David K. Deng argues that the African Union is failing South Sudan after deciding that the African Union Commission of Inquiry on South Sudan (AUCISS) should not release its report:

On the evening of 29 January, African heads of state gathered in Addis Ababa for a meeting of the African Union Peace and Security Council (AUPSC). Among the items on the agenda was a presentation by the chairperson of the African Union Commission of Inquiry on South Sudan (AUCISS), former Nigerian president, Olusegun Obasanjo. More than a year after the African Union (AU) announced its investigation into violations of international human rights and humanitarian law in South Sudan, the AUCISS was set to formally present its final report to the AUPSC.

Instead of Obasanjo, however, the Ethiopian Prime Minister, Hailemariam Desalegn, who doubles as the chairperson of the Intergovernmental Authority on Development (IGAD), walked to the podium and raised a motion to defer consideration and publication of the AUCISS report until peace is achieved, saying that it would jeopardise the ongoing IGAD-led peace process. President Jacob Zuma of South Africa seconded the motion, followed by President Yoweri Museveni of Uganda. With that, the matter was closed and a public release of the AUCISS report was put off indefinitely.

The AUPSC’s decision not to publish the AUCISS report casts doubt on the prospects for justice and accountability in South Sudan. It also raises questions as to whether the AU and IGAD are genuinely committed to ending the impunity that they themselves acknowledge to be a driver of violence in the country.

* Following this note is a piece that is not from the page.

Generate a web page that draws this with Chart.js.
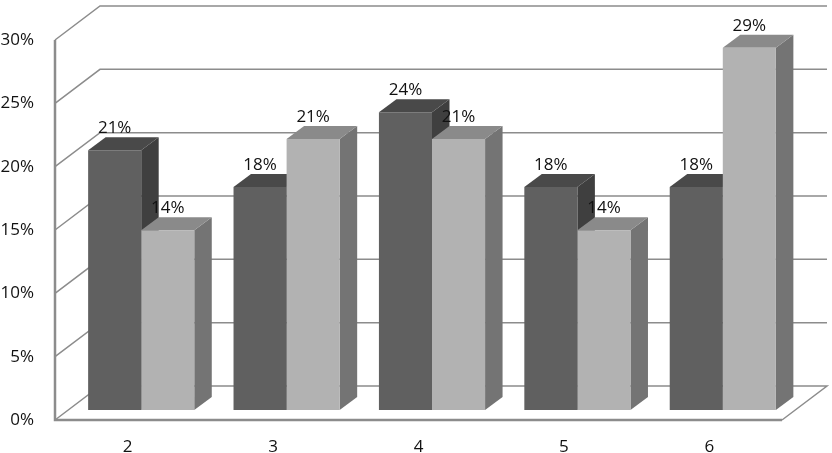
<!DOCTYPE html>
<html>
<head>
<meta charset="utf-8">
<style>
html,body{margin:0;padding:0;background:#fff;}
#wrap{position:relative;width:832px;height:453px;}
</style>
<script src="https://cdn.jsdelivr.net/npm/chart.js@4"></script>
</head>
<body>
<div id="wrap"><canvas id="c" width="832" height="453"></canvas></div>
<script>
const categories = ['2','3','4','5','6'];
const seriesDark = [20.5, 17.6, 23.5, 17.6, 17.6];
const seriesLight = [14.2, 21.4, 21.4, 14.2, 28.6];
const yTicks = [0,5,10,15,20,25,30];

const FONT = '17px "Open Sans"';
const SHIFT = {x:13.5, y:-10};
const DEPTH = {x:17.5, y:-13};
const WALL = {x:45, y:-34};
const GRID = '#8c8c8c';
const FACES = [
  {front:'#606060', top:'#494949', side:'#3f3f3f'},
  {front:'#b2b2b2', top:'#8a8a8a', side:'#747474'}
];

function drawFaces(ctx, meta, c){
  meta.data.forEach(b=>{
    const w = b.width/2;
    const xl = b.x-w, xr = b.x+w, yt = b.y, yb = b.base;
    ctx.fillStyle = c.side;
    ctx.beginPath();
    ctx.moveTo(xr,yt);ctx.lineTo(xr+DEPTH.x,yt+DEPTH.y);
    ctx.lineTo(xr+DEPTH.x,yb+DEPTH.y);ctx.lineTo(xr,yb);
    ctx.closePath();ctx.fill();
    ctx.fillStyle = c.top;
    ctx.beginPath();
    ctx.moveTo(xl,yt);ctx.lineTo(xl+DEPTH.x,yt+DEPTH.y);
    ctx.lineTo(xr+DEPTH.x,yt+DEPTH.y);ctx.lineTo(xr,yt);
    ctx.closePath();ctx.fill();
  });
}

const plugin3d = {
  id:'plugin3d',
  beforeDatasetsDraw(chart){
    const {ctx, scales:{x,y}} = chart;
    const l = x.left, r = x.right;
    ctx.save();
    ctx.strokeStyle = GRID;
    ctx.lineCap = 'butt';
    yTicks.forEach(v=>{
      const p = y.getPixelForValue(v);
      ctx.lineWidth = 1.5;
      ctx.beginPath();
      ctx.moveTo(l,p);
      ctx.lineTo(l+WALL.x,p+WALL.y);
      ctx.lineTo(r+WALL.x,p+WALL.y);
      if(v===0){ ctx.lineTo(r,p); }
      ctx.stroke();
    });
    ctx.lineWidth = 2.5;
    ctx.beginPath();
    ctx.moveTo(l,y.getPixelForValue(30));
    ctx.lineTo(l,y.getPixelForValue(0));
    ctx.lineTo(r,y.getPixelForValue(0));
    ctx.stroke();
    ctx.restore();
  },
  beforeDatasetDraw(chart,args){
    const ctx = chart.ctx;
    ctx.save();
    ctx.translate(SHIFT.x,SHIFT.y);
    // the light series is painted first by the library, so both sets of
    // side and top faces go down here, under every front face
    if(args.index===1){
      drawFaces(ctx, chart.getDatasetMeta(0), FACES[0]);
      drawFaces(ctx, args.meta, FACES[1]);
    }
  },
  afterDatasetDraw(chart){
    chart.ctx.restore();
  },
  afterDatasetsDraw(chart){
    const ctx = chart.ctx;
    ctx.save();
    ctx.font = FONT;
    ctx.fillStyle = '#111';
    ctx.textAlign = 'center';
    ctx.textBaseline = 'middle';
    chart.data.datasets.forEach((ds,i)=>{
      chart.getDatasetMeta(i).data.forEach((b,j)=>{
        ctx.fillText(Math.round(ds.data[j])+'%', b.x+SHIFT.x, b.y+SHIFT.y-22);
      });
    });
    ctx.restore();
  }
};

new Chart(document.getElementById('c'),{
  type:'bar',
  data:{
    labels:categories,
    datasets:[
      {data:seriesDark, backgroundColor:FACES[0].front, borderWidth:0, clip:false},
      {data:seriesLight, backgroundColor:FACES[1].front, borderWidth:0, clip:false}
    ]
  },
  options:{
    responsive:false,
    animation:false,
    devicePixelRatio:1,
    layout:{padding:{top:40,right:50,left:0,bottom:0}},
    plugins:{legend:{display:false},tooltip:{enabled:false},title:{display:false}},
    datasets:{bar:{categoryPercentage:0.73,barPercentage:1}},
    scales:{
      x:{
        afterFit(s){s.height=33;},
        grid:{display:false},
        border:{display:false},
        ticks:{color:'#111',font:{family:'"Open Sans"',size:17},padding:9,maxRotation:0}
      },
      y:{
        min:0,max:30,
        afterFit(s){s.width=55;},
        grid:{display:false},
        border:{display:false},
        ticks:{stepSize:5,color:'#111',font:{family:'"Open Sans"',size:17},padding:13,callback:v=>v+'%'}
      }
    }
  },
  plugins:[plugin3d]
});
</script>
</body>
</html>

The AUCISS was formed in December 2013 with a mandate to “investigate the human rights violations and other abuses committed during the armed conflict in South Sudan and make recommendations on the best ways and means to ensure accountability, reconciliation and healing among all South Sudanese communities.” Over the course of six months, from March to September 2014, the AUCISS interviewed hundreds of South Sudanese across the country and in the diaspora. Rumor has it that the report provides a detailed account of war crimes and crimes against humanity perpetrated by all sides in the South Sudanese conflict. It is even said to include a list of people responsible for atrocities, including senior figures from both sides.